- Pir Shams ol Din
- Coordinates: 33°41′46″N 47°52′08″E﻿ / ﻿33.69611°N 47.86889°E
- Country: Iran
- Province: Lorestan
- County: Chegeni
- District: Central
- Rural District: Teshkan

Population (2016)
- • Total: 153
- Time zone: UTC+3:30 (IRST)

= Pir Shams ol Din, Lorestan =

Village in Lorestan province, Iran

Pir Shams ol Din (پير شمس الدين) (Note: Also romanized as Pīr Shams ol Dīn; formerly known as Shams ol Din (شمس الدين), also romanized as Shams ol Dīn) is a village in Teshkan Rural District of the Central District (Note: Formerly Chegeni District) in Chegeni County, (Note: Formerly Dowreh County) Lorestan province, Iran.

==Demographics==
===Population===
At the time of the 2006 National Census, the village's population, as Shams ol Din, was 137 in 27 households, when it was in the former Dowreh-ye Chegeni District of Khorramabad County.

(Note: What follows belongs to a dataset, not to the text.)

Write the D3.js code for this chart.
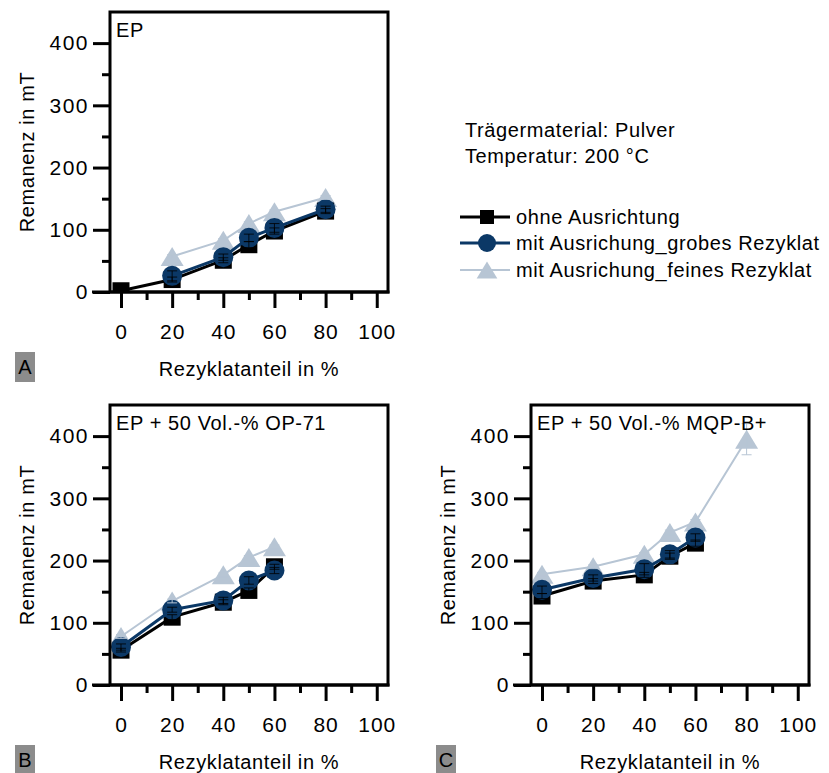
<!DOCTYPE html>
<html><head><meta charset="utf-8">
<script src="https://cdn.jsdelivr.net/npm/d3@7/dist/d3.min.js"></script>
<style>
body{margin:0;background:#fff;}
text{font-family:"Liberation Sans",Arial,sans-serif;fill:#000;letter-spacing:0.6px;}
</style></head>
<body><svg id="c" width="829" height="773"></svg>
<script>
// ---- data ----
const seriesNames = ["ohne Ausrichtung", "mit Ausrichung_grobes Rezyklat", "mit Ausrichung_feines Rezyklat"];
const seriesColors = ["#000000", "#0b3866", "#b7c5d4"];
const panelTitles = ["EP", "EP + 50 Vol.-% OP-71", "EP + 50 Vol.-% MQP-B+"];
const panelLetters = ["A", "B", "C"];
const xTicks = [0, 20, 40, 60, 80, 100];
const yTicks = [0, 100, 200, 300, 400];
const xTitle = "Rezyklatanteil in %";
const yTitle = "Remanenz in mT";
const infoLines = ["Trägermaterial: Pulver", "Temperatur: 200 °C"];

// Panel A (EP)
const A_x_ohne = [0, 20, 40, 50, 60, 80];
const A_ohne   = [2, 20, 51, 76, 98, 130];
const A_ohne_err = [1, 4, 4, 5, 5, 4];
const A_x_grob = [20, 40, 50, 60, 80];
const A_grob   = [26, 56, 87, 103, 133];
const A_grob_err = [8, 5, 6, 7, 5];
const A_x_fein = [20, 40, 50, 60, 80];
const A_fein   = [57, 83, 110, 129, 152];
const A_fein_err = [3, 3, 3, 3, 3];

// Panel B (EP + 50 Vol.-% OP-71)
const B_x_ohne = [0, 20, 40, 50, 60];
const B_ohne   = [56, 109, 133, 152, 190];
const B_ohne_err = [3, 4, 4, 4, 4];
const B_x_grob = [0, 20, 40, 50, 60];
const B_grob   = [61, 121, 136, 168, 184];
const B_grob_err = [5, 4, 5, 6, 5];
const B_x_fein = [0, 20, 40, 50, 60];
const B_fein   = [78, 135, 177, 205, 222];
const B_fein_err = [3, 3, 3, 3, 3];

// Panel C (EP + 50 Vol.-% MQP-B+)
const C_x_ohne = [0, 20, 40, 50, 60];
const C_ohne   = [143, 167, 177, 207, 228];
const C_ohne_err = [4, 4, 4, 5, 5];
const C_x_grob = [0, 20, 40, 50, 60];
const C_grob   = [153, 172, 186, 210, 237];
const C_grob_err = [6, 5, 9, 6, 6];
const C_x_fein = [0, 20, 40, 50, 60, 80];
const C_fein   = [178, 190, 210, 245, 262, 395];
const C_fein_err = [3, 3, 3, 4, 4, 25];

const panels = [
  {x0:110, y0:12, series:[[A_x_ohne,A_ohne,A_ohne_err],[A_x_grob,A_grob,A_grob_err],[A_x_fein,A_fein,A_fein_err]]},
  {x0:110, y0:405, series:[[B_x_ohne,B_ohne,B_ohne_err],[B_x_grob,B_grob,B_grob_err],[B_x_fein,B_fein,B_fein_err]]},
  {x0:531, y0:405, series:[[C_x_ohne,C_ohne,C_ohne_err],[C_x_grob,C_grob,C_grob_err],[C_x_fein,C_fein,C_fein_err]]}
];

const W = 278, H = 280;
const svg = d3.select("#c");
const defs = svg.append("defs");

function marker(g, type, size, color){
  if(type===0){
    g.append("rect").attr("x",-size/2).attr("y",-size/2).attr("width",size).attr("height",size).attr("fill",color);
  } else if(type===1){
    g.append("circle").attr("r",size/2).attr("fill",color);
  } else {
    const s = size*1.15, h = size*0.95;
    g.append("path").attr("d",`M0,${-h/2}L${s/2},${h/2}L${-s/2},${h/2}Z`).attr("fill",color);
  }
}
const mSize = [17, 20, 20];
const lWidth = [3, 3, 2];

panels.forEach((p, pi) => {
  const x = d3.scaleLinear().domain([-4.3, 104.4]).range([p.x0, p.x0 + W]);
  const y = d3.scaleLinear().domain([0, 450]).range([p.y0 + H, p.y0]);
  const g = svg.append("g");
  const cid = "clip" + pi;
  defs.append("clipPath").attr("id", cid).append("rect")
    .attr("x", p.x0).attr("y", p.y0).attr("width", W).attr("height", H);

  const plot = g.append("g").attr("clip-path", `url(#${cid})`);
  const order = [2, 0, 1];
  const line = d3.line().x(d => x(d[0])).y(d => y(d[1]));
  order.forEach(si => {
    const [xs, ys] = p.series[si];
    const pts = xs.map((v, i) => [v, ys[i]]);
    plot.append("path").attr("d", line(pts)).attr("fill", "none")
      .attr("stroke", seriesColors[si]).attr("stroke-width", lWidth[si]);
    pts.forEach(d => {
      const mg = plot.append("g").attr("transform", `translate(${x(d[0])},${y(d[1])})`);
      marker(mg, si, mSize[si], seriesColors[si]);
    });
  });
  // error bars on top
  [0, 1, 2].forEach(si => {
    const [xs, ys, es] = p.series[si];
    const col = si === 2 ? seriesColors[2] : "#000";
    xs.forEach((v, i) => {
      const cx = x(v), top = y(ys[i] + es[i]), bot = y(ys[i] - es[i]);
      plot.append("line").attr("x1", cx).attr("x2", cx).attr("y1", top).attr("y2", bot)
        .attr("stroke", col).attr("stroke-width", 1).attr("opacity", si === 2 ? 1 : 0.8);
      [top, bot].forEach(yy => plot.append("line").attr("x1", cx - 5).attr("x2", cx + 5)
        .attr("y1", yy).attr("y2", yy).attr("stroke", col).attr("stroke-width", 1).attr("opacity", si === 2 ? 1 : 0.8));
    });
  });

  // frame
  g.append("rect").attr("x", p.x0).attr("y", p.y0).attr("width", W).attr("height", H)
    .attr("fill", "none").attr("stroke", "#000").attr("stroke-width", 3);

  // x axis
  const xa = g.append("g").attr("transform", `translate(0,${p.y0 + H})`)
    .call(d3.axisBottom(x).tickValues(xTicks).tickSize(16).tickPadding(16).tickFormat(d3.format("d")));
  xa.select(".domain").remove();
  xa.selectAll(".tick line").attr("stroke", "#000").attr("stroke-width", 3);
  xa.selectAll(".tick text").attr("font-size", 21).attr("dy", "0.72em").style("letter-spacing", "1px");
  const xm = g.append("g").attr("transform", `translate(0,${p.y0 + H})`)
    .call(d3.axisBottom(x).tickValues([10, 30, 50, 70, 90]).tickSize(8).tickFormat(""));
  xm.select(".domain").remove();
  xm.selectAll(".tick line").attr("stroke", "#000").attr("stroke-width", 3);
  // extend bottom line left
  g.append("line").attr("x1", p.x0 - 18).attr("x2", p.x0 + W + 1.5).attr("y1", p.y0 + H).attr("y2", p.y0 + H)
    .attr("stroke", "#000").attr("stroke-width", 3);

  // y axis
  const ya = g.append("g").attr("transform", `translate(${p.x0},0)`)
    .call(d3.axisLeft(y).tickValues(yTicks).tickSize(17).tickPadding(4).tickFormat(d3.format("d")));
  ya.select(".domain").remove();
  ya.selectAll(".tick line").attr("stroke", "#000").attr("stroke-width", 3);
  ya.selectAll(".tick text").attr("font-size", 21).style("letter-spacing", "1.5px");
  const ym = g.append("g").attr("transform", `translate(${p.x0},0)`)
    .call(d3.axisLeft(y).tickValues([50, 150, 250, 350]).tickSize(8).tickFormat(""));
  ym.select(".domain").remove();
  ym.selectAll(".tick line").attr("stroke", "#000").attr("stroke-width", 3);

  // titles
  g.append("text").attr("x", p.x0 + W / 2).attr("y", p.y0 + H + 84).attr("text-anchor", "middle")
    .attr("font-size", 20).text(xTitle);
  g.append("text").attr("transform", `translate(${p.x0 - 76},${p.y0 + H / 2}) rotate(-90)`)
    .attr("text-anchor", "middle").attr("font-size", 20).text(yTitle);
  g.append("text").attr("x", p.x0 + 6).attr("y", p.y0 + 25).attr("font-size", 20).text(panelTitles[pi]);

  // panel letter box
  const lx = p.x0 - 95, ly = p.y0 + H + 60;
  g.append("rect").attr("x", lx).attr("y", ly).attr("width", 20).attr("height", 30).attr("fill", "#8c8c8c");
  g.append("text").attr("x", lx + 10).attr("y", ly + 22).attr("text-anchor", "middle")
    .attr("font-size", 20).style("letter-spacing", "0px").text(panelLetters[pi]);
});

// info text + legend
infoLines.forEach((t, i) => {
  svg.append("text").attr("x", 465).attr("y", 137 + i * 26).attr("font-size", 20).text(t);
});
const legY = [217, 243, 270];
const lmSize = [14, 18, 18];
seriesNames.forEach((n, i) => {
  svg.append("line").attr("x1", 460).attr("x2", 510).attr("y1", legY[i]).attr("y2", legY[i])
    .attr("stroke", seriesColors[i]).attr("stroke-width", lWidth[i]);
  const mg = svg.append("g").attr("transform", `translate(487,${legY[i]})`);
  marker(mg, i, lmSize[i], seriesColors[i]);
  svg.append("text").attr("x", 516).attr("y", legY[i] + 7).attr("font-size", 20).text(n);
});
</script></body></html>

The following census in 2011 counted 126 people in 32 households, by which time the district had been separated from the county in the establishment of Dowreh County. (Note: Renamed Chegeni County) The rural district was transferred to the new Chegeni District, (Note: Renamed the Central District) and the village was listed as Pir Shams ol Din. The 2016 census measured the population of the village as 153 people in 43 households.